TASK OBJECTIVE: Copy out the listing in full, exactly as written, but not its pictures.

-- -- --

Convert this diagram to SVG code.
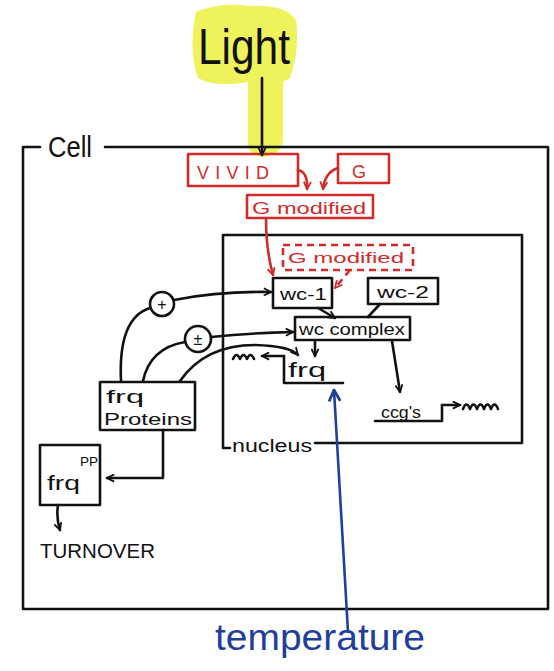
<svg xmlns="http://www.w3.org/2000/svg" width="554" height="671" viewBox="0 0 554 671">
<defs>
<marker id="ak" viewBox="0 0 10 10" refX="9" refY="5" markerWidth="9" markerHeight="9" markerUnits="userSpaceOnUse" orient="auto"><path d="M1,1 L9,5 L1,9" fill="none" stroke="#111" stroke-width="2"/></marker>
<marker id="ar" viewBox="0 0 10 10" refX="9" refY="5" markerWidth="9" markerHeight="9" markerUnits="userSpaceOnUse" orient="auto"><path d="M1,1 L9,5 L1,9" fill="none" stroke="#d32a2a" stroke-width="2"/></marker>
<marker id="ab" viewBox="0 0 10 10" refX="9" refY="5" markerWidth="14" markerHeight="14" markerUnits="userSpaceOnUse" orient="auto"><path d="M1,1 L9,5 L1,9" fill="none" stroke="#1f3ea0" stroke-width="2"/></marker>
<style>
.k{fill:none;stroke:#111;stroke-width:2.6;stroke-linecap:round;stroke-linejoin:round}
.r{fill:none;stroke:#d32a2a;stroke-width:2.6;stroke-linecap:round;stroke-linejoin:round}
.rd{fill:none;stroke:#d32a2a;stroke-width:2.6;stroke-dasharray:7 5}
.b{fill:none;stroke:#1f3ea0;stroke-width:2.6;stroke-linecap:round}
.tk{font-family:"Liberation Sans",Arial,sans-serif;fill:#111}
.tr{font-family:"Liberation Sans",Arial,sans-serif;fill:#d32a2a}
.tb{font-family:"Liberation Sans",Arial,sans-serif;fill:#1f3ea0}
</style>
</defs>
<rect width="554" height="671" fill="#fff"/>

<g id="light">
<path d="M196,12 Q220,2 250,6 Q285,4 296,20 Q300,50 290,78 L283,82 L283,140 Q282,155 262,157 Q246,154 248,140 L248,82 Q215,88 198,78 Q188,50 196,12 Z" fill="#eef35c"/>
<text class="tk" x="198" y="64" font-size="50" textLength="92" lengthAdjust="spacingAndGlyphs">Light</text>
</g>

<g id="cell">
<path class="k" d="M40,147 L23,147 L23,609 L548,609 L548,147 L105,147"/>
<text class="tk" x="48" y="157" font-size="29" textLength="44" lengthAdjust="spacingAndGlyphs">Cell</text>
</g>

<g id="nucleus">
<path class="k" d="M315,443 L522,443 L522,235 L223,235 L223,448 L230,448"/>
<text class="tk" x="232" y="452" font-size="19" textLength="80" lengthAdjust="spacingAndGlyphs">nucleus</text>
</g>

<g id="vivid">
<rect class="r" x="188" y="154" width="110" height="32"/>
<text class="tr" x="197" y="179" font-size="18" textLength="72" lengthAdjust="spacing">VIVID</text>
</g>

<g id="g">
<rect class="r" x="338" y="154" width="51" height="29"/>
<text class="tr" x="352" y="178" font-size="18">G</text>
</g>

<g id="g-modified">
<rect class="r" x="247" y="195" width="126" height="23"/>
<text class="tr" x="252" y="214" font-size="16" textLength="114" lengthAdjust="spacingAndGlyphs">G modified</text>
</g>

<g id="g-modified-nuclear">
<rect class="rd" x="283" y="245" width="130" height="25"/>
<text class="tr" x="288" y="263" font-size="15" textLength="116" lengthAdjust="spacingAndGlyphs">G modified</text>
</g>

<g id="wc-1">
<rect class="k" x="273" y="278" width="59" height="30"/>
<text class="tk" x="280" y="300" font-size="16" textLength="47" lengthAdjust="spacingAndGlyphs">wc-1</text>
</g>

<g id="wc-2">
<rect class="k" x="368" y="278" width="70" height="26"/>
<text class="tk" x="377" y="298" font-size="16" textLength="52" lengthAdjust="spacingAndGlyphs">wc-2</text>
</g>

<g id="wc-complex">
<rect class="k" x="295" y="317" width="115" height="23"/>
<text class="tk" x="299" y="335" font-size="16" textLength="106" lengthAdjust="spacingAndGlyphs">wc complex</text>
</g>

<g id="frq-gene">
<path class="k" d="M284,356 L284,383 L343,383"/>
<text class="tk" x="288" y="377" font-size="21" textLength="38" lengthAdjust="spacingAndGlyphs">frq</text>
</g>

<g id="ccgs">
<path class="k" d="M375,421 L442,421 L442,405"/>
<text class="tk" x="381" y="418" font-size="16" textLength="40" lengthAdjust="spacingAndGlyphs">ccg's</text>
</g>

<g id="frq-proteins">
<rect class="k" x="100" y="382" width="95" height="48"/>
<text class="tk" x="106" y="403" font-size="18" textLength="38" lengthAdjust="spacingAndGlyphs">frq</text>
<text class="tk" x="104" y="425" font-size="17" textLength="88" lengthAdjust="spacingAndGlyphs">Proteins</text>
</g>

<g id="frq-pp">
<rect class="k" x="40" y="445" width="60" height="60"/>
<text class="tk" x="47" y="490" font-size="20" textLength="33" lengthAdjust="spacingAndGlyphs">frq</text>
<text class="tk" x="80" y="466" font-size="13" textLength="18" lengthAdjust="spacingAndGlyphs">PP</text>
</g>

<g id="turnover">
<text class="tk" x="40" y="558" font-size="20" textLength="115" lengthAdjust="spacingAndGlyphs">TURNOVER</text>
</g>

<g id="plus">
<circle class="k" cx="162" cy="304" r="12"/>
<text class="tk" x="162" y="310" font-size="16" text-anchor="middle">+</text>
</g>

<g id="plusminus">
<circle class="k" cx="198" cy="339" r="13"/>
<text class="tk" x="198" y="345" font-size="16" text-anchor="middle">±</text>
</g>

<g id="temperature">
<text class="tb" x="215" y="650" font-size="36" textLength="210" lengthAdjust="spacingAndGlyphs">temperature</text>
</g>

<g id="connectors">
<path class="k" d="M262,78 L262,155" marker-end="url(#ak)"/>
<path class="r" d="M298,170 Q308,172 307,189" marker-end="url(#ar)"/>
<path class="r" d="M338,168 Q325,172 323,189" marker-end="url(#ar)"/>
<path class="r" d="M266,218 Q266,250 273,275" marker-end="url(#ar)"/>
<path class="rd" d="M350,270 L335,288" marker-end="url(#ar)"/>
<path class="k" d="M318,308 L335,318" marker-end="url(#ak)"/>
<path class="k" d="M380,304 L368,317"/>
<path class="k" d="M315,341 L315,356" marker-end="url(#ak)"/>
<path class="k" d="M392,341 L400,392" marker-end="url(#ak)"/>
<path class="k" d="M442,405 L460,405" marker-end="url(#ak)"/>
<path class="k" d="M463,409 q3.5,-9 7,0 q3.5,-9 7,0 q3.5,-9 7,0 q3.5,-9 7,0 q3.5,-9 7,0"/>
<path class="k" d="M284,356 L262,356" marker-end="url(#ak)"/>
<path class="k" d="M233,359 q3.5,-8 7,0 q3.5,-8 7,0 q3.5,-8 7,0"/>
<path class="k" d="M121,381 Q118,318 150,308"/>
<path class="k" d="M174,300 Q220,291 271,292" marker-end="url(#ak)"/>
<path class="k" d="M143,381 Q150,348 185,342"/>
<path class="k" d="M211,337 Q250,333 293,332" marker-end="url(#ak)"/>
<path class="k" d="M180,381 Q205,345 255,345 Q290,346 298,355" marker-end="url(#ak)"/>
<path class="k" d="M163,430 L163,478 L107,478" marker-end="url(#ak)"/>
<path class="k" d="M58,505 Q56,518 60,530" marker-end="url(#ak)"/>
<path class="b" d="M348,632 L334,390" marker-end="url(#ab)"/>
</g>
</svg>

-- -- --

TASK SOLUTION:
Convert this diagram to SVG code.
<svg xmlns="http://www.w3.org/2000/svg" width="554" height="671" viewBox="0 0 554 671">
<defs>
<marker id="ak" viewBox="0 0 10 10" refX="9" refY="5" markerWidth="9" markerHeight="9" markerUnits="userSpaceOnUse" orient="auto"><path d="M1,1 L9,5 L1,9" fill="none" stroke="#111" stroke-width="2"/></marker>
<marker id="ar" viewBox="0 0 10 10" refX="9" refY="5" markerWidth="9" markerHeight="9" markerUnits="userSpaceOnUse" orient="auto"><path d="M1,1 L9,5 L1,9" fill="none" stroke="#d32a2a" stroke-width="2"/></marker>
<marker id="ab" viewBox="0 0 10 10" refX="9" refY="5" markerWidth="14" markerHeight="14" markerUnits="userSpaceOnUse" orient="auto"><path d="M1,1 L9,5 L1,9" fill="none" stroke="#1f3ea0" stroke-width="2"/></marker>
<style>
.k{fill:none;stroke:#111;stroke-width:2.6;stroke-linecap:round;stroke-linejoin:round}
.r{fill:none;stroke:#d32a2a;stroke-width:2.6;stroke-linecap:round;stroke-linejoin:round}
.rd{fill:none;stroke:#d32a2a;stroke-width:2.6;stroke-dasharray:7 5}
.b{fill:none;stroke:#1f3ea0;stroke-width:2.6;stroke-linecap:round}
.tk{font-family:"Liberation Sans",Arial,sans-serif;fill:#111}
.tr{font-family:"Liberation Sans",Arial,sans-serif;fill:#d32a2a}
.tb{font-family:"Liberation Sans",Arial,sans-serif;fill:#1f3ea0}
</style>
</defs>
<rect width="554" height="671" fill="#fff"/>

<g id="light">
<path d="M196,12 Q220,2 250,6 Q285,4 296,20 Q300,50 290,78 L283,82 L283,140 Q282,155 262,157 Q246,154 248,140 L248,82 Q215,88 198,78 Q188,50 196,12 Z" fill="#eef35c"/>
<text class="tk" x="198" y="64" font-size="50" textLength="92" lengthAdjust="spacingAndGlyphs">Light</text>
</g>

<g id="cell">
<path class="k" d="M40,147 L23,147 L23,609 L548,609 L548,147 L105,147"/>
<text class="tk" x="48" y="157" font-size="29" textLength="44" lengthAdjust="spacingAndGlyphs">Cell</text>
</g>

<g id="nucleus">
<path class="k" d="M315,443 L522,443 L522,235 L223,235 L223,448 L230,448"/>
<text class="tk" x="232" y="452" font-size="19" textLength="80" lengthAdjust="spacingAndGlyphs">nucleus</text>
</g>

<g id="vivid">
<rect class="r" x="188" y="154" width="110" height="32"/>
<text class="tr" x="197" y="179" font-size="18" textLength="72" lengthAdjust="spacing">VIVID</text>
</g>

<g id="g">
<rect class="r" x="338" y="154" width="51" height="29"/>
<text class="tr" x="352" y="178" font-size="18">G</text>
</g>

<g id="g-modified">
<rect class="r" x="247" y="195" width="126" height="23"/>
<text class="tr" x="252" y="214" font-size="16" textLength="114" lengthAdjust="spacingAndGlyphs">G modified</text>
</g>

<g id="g-modified-nuclear">
<rect class="rd" x="283" y="245" width="130" height="25"/>
<text class="tr" x="288" y="263" font-size="15" textLength="116" lengthAdjust="spacingAndGlyphs">G modified</text>
</g>

<g id="wc-1">
<rect class="k" x="273" y="278" width="59" height="30"/>
<text class="tk" x="280" y="300" font-size="16" textLength="47" lengthAdjust="spacingAndGlyphs">wc-1</text>
</g>

<g id="wc-2">
<rect class="k" x="368" y="278" width="70" height="26"/>
<text class="tk" x="377" y="298" font-size="16" textLength="52" lengthAdjust="spacingAndGlyphs">wc-2</text>
</g>

<g id="wc-complex">
<rect class="k" x="295" y="317" width="115" height="23"/>
<text class="tk" x="299" y="335" font-size="16" textLength="106" lengthAdjust="spacingAndGlyphs">wc complex</text>
</g>

<g id="frq-gene">
<path class="k" d="M284,356 L284,383 L343,383"/>
<text class="tk" x="288" y="377" font-size="21" textLength="38" lengthAdjust="spacingAndGlyphs">frq</text>
</g>

<g id="ccgs">
<path class="k" d="M375,421 L442,421 L442,405"/>
<text class="tk" x="381" y="418" font-size="16" textLength="40" lengthAdjust="spacingAndGlyphs">ccg's</text>
</g>

<g id="frq-proteins">
<rect class="k" x="100" y="382" width="95" height="48"/>
<text class="tk" x="106" y="403" font-size="18" textLength="38" lengthAdjust="spacingAndGlyphs">frq</text>
<text class="tk" x="104" y="425" font-size="17" textLength="88" lengthAdjust="spacingAndGlyphs">Proteins</text>
</g>

<g id="frq-pp">
<rect class="k" x="40" y="445" width="60" height="60"/>
<text class="tk" x="47" y="490" font-size="20" textLength="33" lengthAdjust="spacingAndGlyphs">frq</text>
<text class="tk" x="80" y="466" font-size="13" textLength="18" lengthAdjust="spacingAndGlyphs">PP</text>
</g>

<g id="turnover">
<text class="tk" x="40" y="558" font-size="20" textLength="115" lengthAdjust="spacingAndGlyphs">TURNOVER</text>
</g>

<g id="plus">
<circle class="k" cx="162" cy="304" r="12"/>
<text class="tk" x="162" y="310" font-size="16" text-anchor="middle">+</text>
</g>

<g id="plusminus">
<circle class="k" cx="198" cy="339" r="13"/>
<text class="tk" x="198" y="345" font-size="16" text-anchor="middle">±</text>
</g>

<g id="temperature">
<text class="tb" x="215" y="650" font-size="36" textLength="210" lengthAdjust="spacingAndGlyphs">temperature</text>
</g>

<g id="connectors">
<path class="k" d="M262,78 L262,155" marker-end="url(#ak)"/>
<path class="r" d="M298,170 Q308,172 307,189" marker-end="url(#ar)"/>
<path class="r" d="M338,168 Q325,172 323,189" marker-end="url(#ar)"/>
<path class="r" d="M266,218 Q266,250 273,275" marker-end="url(#ar)"/>
<path class="rd" d="M350,270 L335,288" marker-end="url(#ar)"/>
<path class="k" d="M318,308 L335,318" marker-end="url(#ak)"/>
<path class="k" d="M380,304 L368,317"/>
<path class="k" d="M315,341 L315,356" marker-end="url(#ak)"/>
<path class="k" d="M392,341 L400,392" marker-end="url(#ak)"/>
<path class="k" d="M442,405 L460,405" marker-end="url(#ak)"/>
<path class="k" d="M463,409 q3.5,-9 7,0 q3.5,-9 7,0 q3.5,-9 7,0 q3.5,-9 7,0 q3.5,-9 7,0"/>
<path class="k" d="M284,356 L262,356" marker-end="url(#ak)"/>
<path class="k" d="M233,359 q3.5,-8 7,0 q3.5,-8 7,0 q3.5,-8 7,0"/>
<path class="k" d="M121,381 Q118,318 150,308"/>
<path class="k" d="M174,300 Q220,291 271,292" marker-end="url(#ak)"/>
<path class="k" d="M143,381 Q150,348 185,342"/>
<path class="k" d="M211,337 Q250,333 293,332" marker-end="url(#ak)"/>
<path class="k" d="M180,381 Q205,345 255,345 Q290,346 298,355" marker-end="url(#ak)"/>
<path class="k" d="M163,430 L163,478 L107,478" marker-end="url(#ak)"/>
<path class="k" d="M58,505 Q56,518 60,530" marker-end="url(#ak)"/>
<path class="b" d="M348,632 L334,390" marker-end="url(#ab)"/>
</g>
</svg>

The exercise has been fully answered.